* BEGIN Data segment *

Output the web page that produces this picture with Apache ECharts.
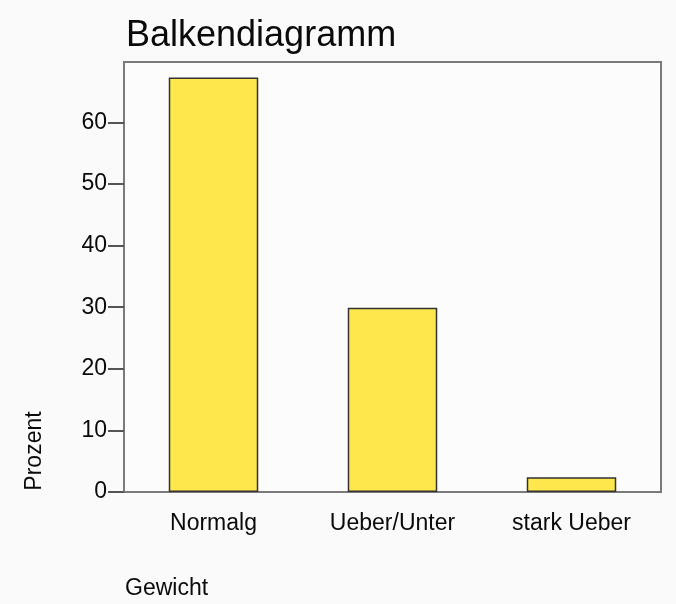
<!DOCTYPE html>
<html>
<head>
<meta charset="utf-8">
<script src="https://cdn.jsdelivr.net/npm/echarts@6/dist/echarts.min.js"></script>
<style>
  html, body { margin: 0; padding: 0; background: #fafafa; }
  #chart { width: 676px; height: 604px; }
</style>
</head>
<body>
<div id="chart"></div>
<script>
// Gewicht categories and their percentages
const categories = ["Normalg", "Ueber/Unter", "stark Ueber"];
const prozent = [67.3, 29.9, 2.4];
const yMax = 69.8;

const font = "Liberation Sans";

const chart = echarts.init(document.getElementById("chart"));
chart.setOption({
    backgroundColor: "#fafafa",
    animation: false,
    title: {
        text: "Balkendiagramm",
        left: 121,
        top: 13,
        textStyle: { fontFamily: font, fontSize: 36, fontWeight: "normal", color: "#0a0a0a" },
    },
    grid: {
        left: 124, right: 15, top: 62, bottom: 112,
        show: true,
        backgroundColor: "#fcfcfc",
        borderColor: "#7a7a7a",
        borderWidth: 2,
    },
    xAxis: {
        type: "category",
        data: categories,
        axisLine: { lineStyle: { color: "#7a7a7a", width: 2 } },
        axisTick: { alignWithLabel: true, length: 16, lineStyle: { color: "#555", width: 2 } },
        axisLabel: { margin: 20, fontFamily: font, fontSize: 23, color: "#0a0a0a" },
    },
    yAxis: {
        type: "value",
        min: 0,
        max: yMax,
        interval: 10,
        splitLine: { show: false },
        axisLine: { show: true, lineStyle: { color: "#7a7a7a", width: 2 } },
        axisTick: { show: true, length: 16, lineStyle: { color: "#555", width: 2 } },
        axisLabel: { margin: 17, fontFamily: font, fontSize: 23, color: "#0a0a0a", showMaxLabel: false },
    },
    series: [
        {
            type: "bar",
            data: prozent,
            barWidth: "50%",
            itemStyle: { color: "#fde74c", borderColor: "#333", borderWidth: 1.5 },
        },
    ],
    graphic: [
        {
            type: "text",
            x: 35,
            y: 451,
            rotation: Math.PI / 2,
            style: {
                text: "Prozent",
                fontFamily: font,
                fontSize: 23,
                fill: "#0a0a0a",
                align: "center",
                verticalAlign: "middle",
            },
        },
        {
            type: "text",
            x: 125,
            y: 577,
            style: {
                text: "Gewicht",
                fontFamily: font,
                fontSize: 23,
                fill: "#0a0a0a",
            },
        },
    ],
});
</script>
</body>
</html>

* END Data segment *

Instructions to follow :: Take the listing above and restate it word for word, without its pictures.

Full answer ::
Output the web page that produces this picture with Apache ECharts.
<!DOCTYPE html>
<html>
<head>
<meta charset="utf-8">
<script src="https://cdn.jsdelivr.net/npm/echarts@6/dist/echarts.min.js"></script>
<style>
  html, body { margin: 0; padding: 0; background: #fafafa; }
  #chart { width: 676px; height: 604px; }
</style>
</head>
<body>
<div id="chart"></div>
<script>
// Gewicht categories and their percentages
const categories = ["Normalg", "Ueber/Unter", "stark Ueber"];
const prozent = [67.3, 29.9, 2.4];
const yMax = 69.8;

const font = "Liberation Sans";

const chart = echarts.init(document.getElementById("chart"));
chart.setOption({
    backgroundColor: "#fafafa",
    animation: false,
    title: {
        text: "Balkendiagramm",
        left: 121,
        top: 13,
        textStyle: { fontFamily: font, fontSize: 36, fontWeight: "normal", color: "#0a0a0a" },
    },
    grid: {
        left: 124, right: 15, top: 62, bottom: 112,
        show: true,
        backgroundColor: "#fcfcfc",
        borderColor: "#7a7a7a",
        borderWidth: 2,
    },
    xAxis: {
        type: "category",
        data: categories,
        axisLine: { lineStyle: { color: "#7a7a7a", width: 2 } },
        axisTick: { alignWithLabel: true, length: 16, lineStyle: { color: "#555", width: 2 } },
        axisLabel: { margin: 20, fontFamily: font, fontSize: 23, color: "#0a0a0a" },
    },
    yAxis: {
        type: "value",
        min: 0,
        max: yMax,
        interval: 10,
        splitLine: { show: false },
        axisLine: { show: true, lineStyle: { color: "#7a7a7a", width: 2 } },
        axisTick: { show: true, length: 16, lineStyle: { color: "#555", width: 2 } },
        axisLabel: { margin: 17, fontFamily: font, fontSize: 23, color: "#0a0a0a", showMaxLabel: false },
    },
    series: [
        {
            type: "bar",
            data: prozent,
            barWidth: "50%",
            itemStyle: { color: "#fde74c", borderColor: "#333", borderWidth: 1.5 },
        },
    ],
    graphic: [
        {
            type: "text",
            x: 35,
            y: 451,
            rotation: Math.PI / 2,
            style: {
                text: "Prozent",
                fontFamily: font,
                fontSize: 23,
                fill: "#0a0a0a",
                align: "center",
                verticalAlign: "middle",
            },
        },
        {
            type: "text",
            x: 125,
            y: 577,
            style: {
                text: "Gewicht",
                fontFamily: font,
                fontSize: 23,
                fill: "#0a0a0a",
            },
        },
    ],
});
</script>
</body>
</html>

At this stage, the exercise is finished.